Scott: Politics & Prose is a great store and I’ve always been told that if you go to D.C. that’s where you have to go. So Harper Collins planned a book signing on Saturday night of SPX thinking “oh great its only 10 minutes away and all your SPX fans can come.” When actually SPX people stay close to home because they’ve waited all year to see their friends and Saturday night is the night where they go to dinner or off to the bar. Why would they spend 10 minutes in a cab to see me, specially when they’ve been bumping elbows and seeing me all day here. Another thing they did is that for Sand Diego they made ashcans of the new book and they wanted me to give them out to people for quotes. They said that I should do some random samplings and just hand them out. I was like, “Don’t we have a limited number of these?” and they said they were just going to seed the market with them. But here’s the thing. The people that come to my panels are already my fans. They don’t need convening to buy the book. Finally my agent Judy said to me “They don’t understand conventions. They are used to trade shows where you hand out copies to major book store buys or independent stores. Those people can turn around and buy 600 copies. They don’t understand that at conventions its just any shlub who feels like walking in.”

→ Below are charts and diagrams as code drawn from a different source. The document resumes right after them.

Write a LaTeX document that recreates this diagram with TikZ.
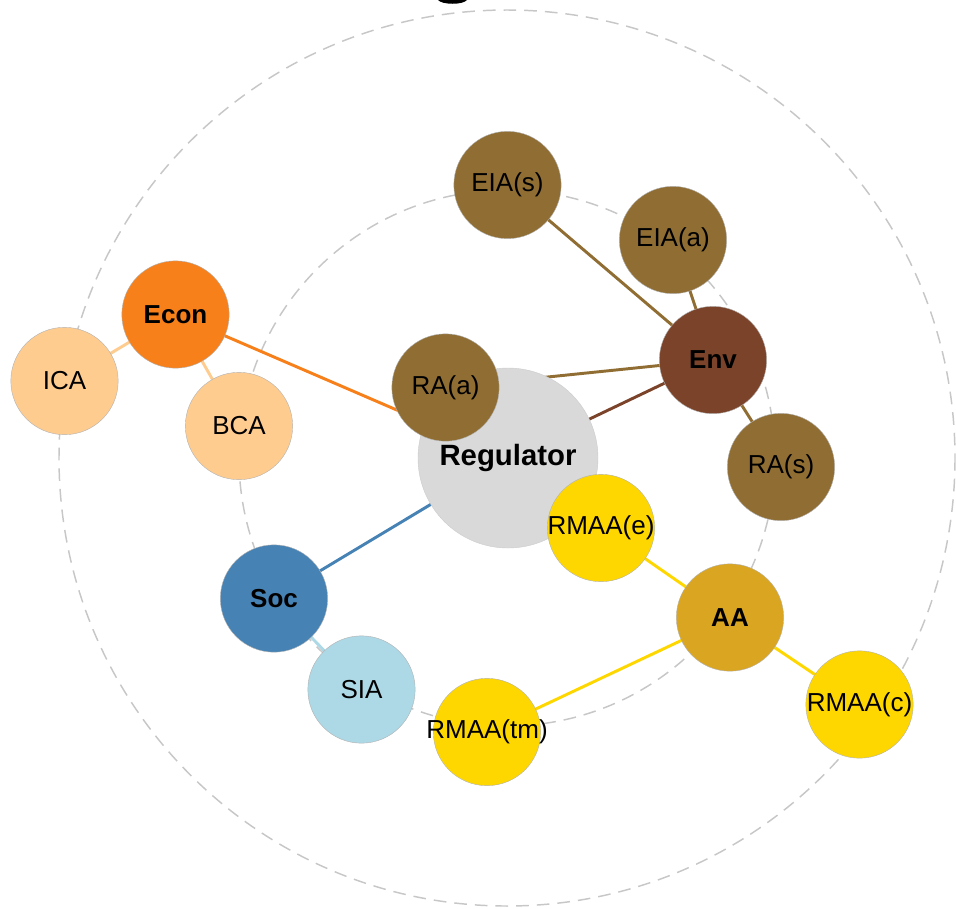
\documentclass[tikz,border=0pt]{standalone}
\usepackage{fontspec}
\setmainfont{Liberation Sans}
% labels may overhang their bubble without enlarging it
\newcommand\overhang[1]{\makebox[0pt]{#1}}
\begin{document}
\begin{tikzpicture}[x=0.75pt,y=-0.75pt,
  ring/.style={draw=black!22,line width=1.1pt,dash pattern=on 9.5pt off 6pt},
  link/.style={line width=2.2pt},
  bubble/.style={circle,inner sep=0pt,draw=white!70!black,line width=0.3pt,
    minimum size=80.5pt,font=\fontsize{19.5pt}{22pt}\selectfont},
  hub/.style={bubble,font=\fontsize{19.5pt}{22pt}\selectfont\bfseries}]
\definecolor{regc}{RGB}{217,217,217}
\definecolor{envc}{RGB}{123,67,41}
\definecolor{envs}{RGB}{143,109,51}
\definecolor{econc}{RGB}{247,128,26}
\definecolor{econs}{RGB}{255,204,144}
\definecolor{socc}{RGB}{70,130,180}
\definecolor{socs}{RGB}{173,216,230}
\definecolor{aac}{RGB}{218,165,32}
\definecolor{aas}{RGB}{255,215,0}
\useasboundingbox (0,0) rectangle (956,908);
% descender of the heading above the frame
\fill[black] (438,0) .. controls (442,5) and (463,5) .. (467,0) -- cycle;
% guide rings
\draw[ring] (507,458) circle[radius=448];
\draw[ring] (507,458) circle[radius=268];
% node positions
\coordinate (pReg) at (508,458);
\coordinate (pEnv) at (713,360);
\coordinate (pEconN) at (175.5,314.5);
\coordinate (pSocN) at (274,598.5);
\coordinate (pAAN) at (730,617.5);
% connectors (under the bubbles)
\draw[link,econs] (pEconN) -- (64.5,381) coordinate (pICA);
\draw[link,econs] (pEconN) -- (239,426) coordinate (pBCA);
\draw[link,econc] (pEconN) -- (pReg);
\draw[link,envs] (445.5,387.5) coordinate (pRAa) -- (pEnv);
\draw[link,envc] (pEnv) -- (pReg);
\draw[link,envs] (507.5,185) coordinate (pEIAs) -- (pEnv);
\draw[link,envs] (673,240) coordinate (pEIAa) -- (pEnv);
\draw[link,envs] (781,467) coordinate (pRAs) -- (pEnv);
\draw[link,socc] (pSocN) -- (pReg);
\draw[link,socs] (pSocN) -- (361.5,689.5) coordinate (pSIA);
\draw[link,aas] (pAAN) -- (601,528) coordinate (pRMe);
\draw[link,aas] (pAAN) -- (487,732) coordinate (pRMtm);
\draw[link,aas] (pAAN) -- (859.5,704.5) coordinate (pRMc);
% bubbles
\node[hub,fill=regc,draw=black!20,minimum size=135pt,
  font=\fontsize{22pt}{25pt}\selectfont\bfseries] (Reg) at (pReg) {Regulator};
\node[bubble,fill=envs] (RAa) at (pRAa) {RA(a)};
\node[bubble,fill=envs] (EIAs) at (pEIAs) {EIA(s)};
\node[bubble,fill=envs] (EIAa) at (pEIAa) {EIA(a)};
\node[hub,fill=envc] (Env) at (pEnv) {Env};
\node[bubble,fill=envs] (RAs) at (pRAs) {RA(s)};
\node[hub,fill=econc] (Econ) at (pEconN) {Econ};
\node[bubble,fill=econs] (ICA) at (pICA) {ICA};
\node[bubble,fill=econs] (BCA) at (pBCA) {BCA};
\node[hub,fill=socc] (Soc) at (pSocN) {Soc};
\node[bubble,fill=socs] (SIA) at (pSIA) {SIA};
\node[bubble,fill=aas] (RMtm) at (pRMtm) {\overhang{RMAA(tm)}};
\node[bubble,fill=aas] (RMe) at (pRMe) {\overhang{RMAA(e)}};
\node[hub,fill=aac] (AA) at (pAAN) {AA};
\node[bubble,fill=aas] (RMc) at (pRMc) {\overhang{RMAA(c)}};
\end{tikzpicture}
\end{document}
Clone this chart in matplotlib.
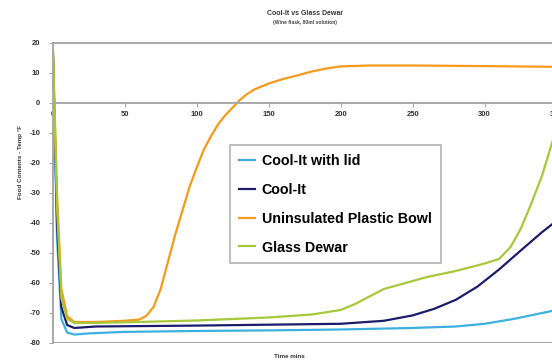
import matplotlib
matplotlib.use("Agg")
import matplotlib.pyplot as plt

plt.rcParams['font.family'] = ['Liberation Sans', 'DejaVu Sans']

# Temperature logs (minutes, °F)
lid_time = [0, 3, 6, 10, 15, 25, 50, 100, 150, 200, 250, 280, 300, 320, 340, 360]
lid_temp = [20, -45, -72, -76.5, -77.2, -76.8, -76.3, -76.0, -75.8, -75.5, -75.0, -74.5, -73.6, -72.0, -70.0, -68.0]

coolit_time = [0, 3, 6, 10, 15, 30, 100, 200, 230, 250, 265, 280, 295, 310, 325, 340, 360]
coolit_temp = [20, -40, -68, -74, -75, -74.5, -74.2, -73.6, -72.6, -70.8, -68.6, -65.6, -61.2, -55.5, -49.2, -43.0, -35.5]

bowl_time = [0, 3, 6, 10, 15, 30, 50, 60, 65, 70, 75, 80, 85, 90, 95, 100, 105, 110, 115, 120,
             125, 130, 135, 140, 150, 160, 170, 180, 190, 200, 220, 250, 300, 360]
bowl_temp = [20, -30, -62, -71, -73, -73, -72.6, -72.2, -71, -68, -62, -53, -44, -36, -28, -21.5,
             -15.5, -11, -7, -4, -1.5, 1, 3, 4.5, 6.5, 8, 9.2, 10.5, 11.5, 12.2, 12.5, 12.5, 12.3, 12.0]

dewar_time = [0, 3, 6, 10, 15, 30, 60, 100, 150, 180, 200, 210, 220, 230, 245, 260, 280, 300,
              310, 318, 325, 332, 340, 347, 355]
dewar_temp = [20, -35, -65, -72, -73.3, -73.3, -73, -72.5, -71.5, -70.5, -69, -67, -64.5, -62, -60,
              -58, -56, -53.5, -52, -48, -42, -34, -24, -13, -2]

series = [
    ("Cool-It with lid", lid_time, lid_temp, "#3DB0E0"),
    ("Cool-It", coolit_time, coolit_temp, "#1C1C6B"),
    ("Uninsulated Plastic Bowl", bowl_time, bowl_temp, "#F59A1C"),
    ("Glass Dewar", dewar_time, dewar_temp, "#A6C83A"),
]

x_ticks = [0, 50, 100, 150, 200, 250, 300, 350]
y_ticks = [20, 10, 0, -10, -20, -30, -40, -50, -60, -70, -80]

fig = plt.figure(figsize=(5.52, 3.61), dpi=100)
ax = fig.add_axes([0.0955, 0.0499, 0.939, 0.831])

for label, t, v, c in series:
    ax.plot(t, v, color=c, lw=1.6, label=label, solid_joinstyle='round')

ax.set_xlim(0, 360)
ax.set_ylim(-80, 20)

border = "#A8A8A8"
for s in ["top", "left", "right"]:
    ax.spines[s].set_color(border)
    ax.spines[s].set_linewidth(1.4)
ax.spines["bottom"].set_position(("data", 0))
ax.spines["bottom"].set_color(border)
ax.spines["bottom"].set_linewidth(1.4)
ax.axhline(-80, color=border, lw=1.6, zorder=0.5)

ax.set_xticks(x_ticks)
ax.set_yticks(y_ticks)
ax.set_yticklabels([str(v) for v in y_ticks])
ax.tick_params(axis="x", direction="out", length=3, width=0.8, color=border,
               labelsize=5.5, pad=3, labelcolor="#333333")
ax.tick_params(axis="y", direction="out", length=3, width=0.8, color=border,
               labelsize=5.5, pad=6, labelcolor="#333333")
for lab in ax.get_xticklabels() + ax.get_yticklabels():
    lab.set_fontweight("bold")

fig.text(0.553, 0.962, "Cool-It vs Glass Dewar", ha="center", va="center",
         fontsize=5, fontweight="bold", color="#333333")
fig.text(0.553, 0.937, "(Wine flask, 80ml solution)", ha="center", va="center",
         fontsize=3.6, fontweight="bold", color="#444444")
fig.text(0.525, 0.012, "Time mins", ha="center", va="center",
         fontsize=4.5, fontweight="bold", color="#333333")
fig.text(0.038, 0.55, "Food Contents - Temp °F", ha="center", va="center",
         rotation=90, fontsize=4.5, fontweight="bold", color="#333333")

leg = fig.legend(loc="upper left", bbox_to_anchor=(230 / 552, 1 - 145 / 361),
                 prop={"weight": "bold", "size": 10.3},
                 frameon=True, fancybox=False, edgecolor="#A0A0A0",
                 handlelength=1.15, handletextpad=0.45, labelspacing=1.04,
                 borderpad=0.62, borderaxespad=0)
leg.get_frame().set_linewidth(1.2)
for h in leg.legend_handles:
    h.set_linewidth(1.6)

fig.savefig("out.png", dpi=100)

Bill: Thanks Scott, I’ll read it by the light of my light saber.
Scott: Yes exactly.
Bill: Dennis, how long were you publisher of Kitchen Sink?
Dennis: 30 Years.
Bill: From your perspective, having gone from small book publishing to big publishers, is the market more favorable now to the smaller publisher trying to get into book stores?
Dennis – Two sides to that coin. Some companies like Fantagraphics are making it into the book stores because they are piggy backing other publishers. Fantagraphics has a deal with Norton, but at the same time they are still competing with Norton. The other side of it too is that small publishers can’t compete with the large advances or pay that the big publishers can offer creators. I think it was Top Shelf that just lost Craig Thompson’s “Goodbye Chunky, Goodbye Rice.” I’m sure it was a very hard and difficult decision for Craig, but the publishers will be able to write a larger check for reprints than Top Shelf ever could.
Bill: Any last word from you Scott?
Scott: Its really when you look at the books that have cut a white path like “Blankets” or “Maus.” AT the end of the week its still the content that makes them best sellers. I mean hope any of you out there have the problem of figuring out which large publisher is for you. I hope you have to try and decide which of the places vying for you is the one you should go with. But mostly I hope you spend 98 percent of your time producing kick ass work. My suggestion is to stick with that day job and keep working on your masterpiece on the weekends or in the free time. Keep going until it’s produced. Then when it’s done take it around and say “Here is my thing. It’s a good piece of work. Publish me.” It really helps to have a book finished and no that you are going to publish it no matter what even if you have to do it yourself. People see your passion for the work and you’ll start to build steam and if your lucky an agent will come and you’ll be able to take it to a publisher.
Bill: The interesting thing about Art Spiegelman is that when he was making “Maus” he assumed no publisher would want it. He just went on making it for himself because he felt it was too raw for a publisher. He submitted it to 15 places and was rejected from each. Finally, Pantheon picked it up. They gave Art a pat on the back and said “It’s like a poetry book. It’s a good book. It’s ok if we don’t sell more than 3,000 copies because at least we know it’s a good book.” And then it went sell a lot more than that.
Scott: The important thing was that it was a good book.
Dennis: And one of those 15 publishers that rejected it was Pantheon.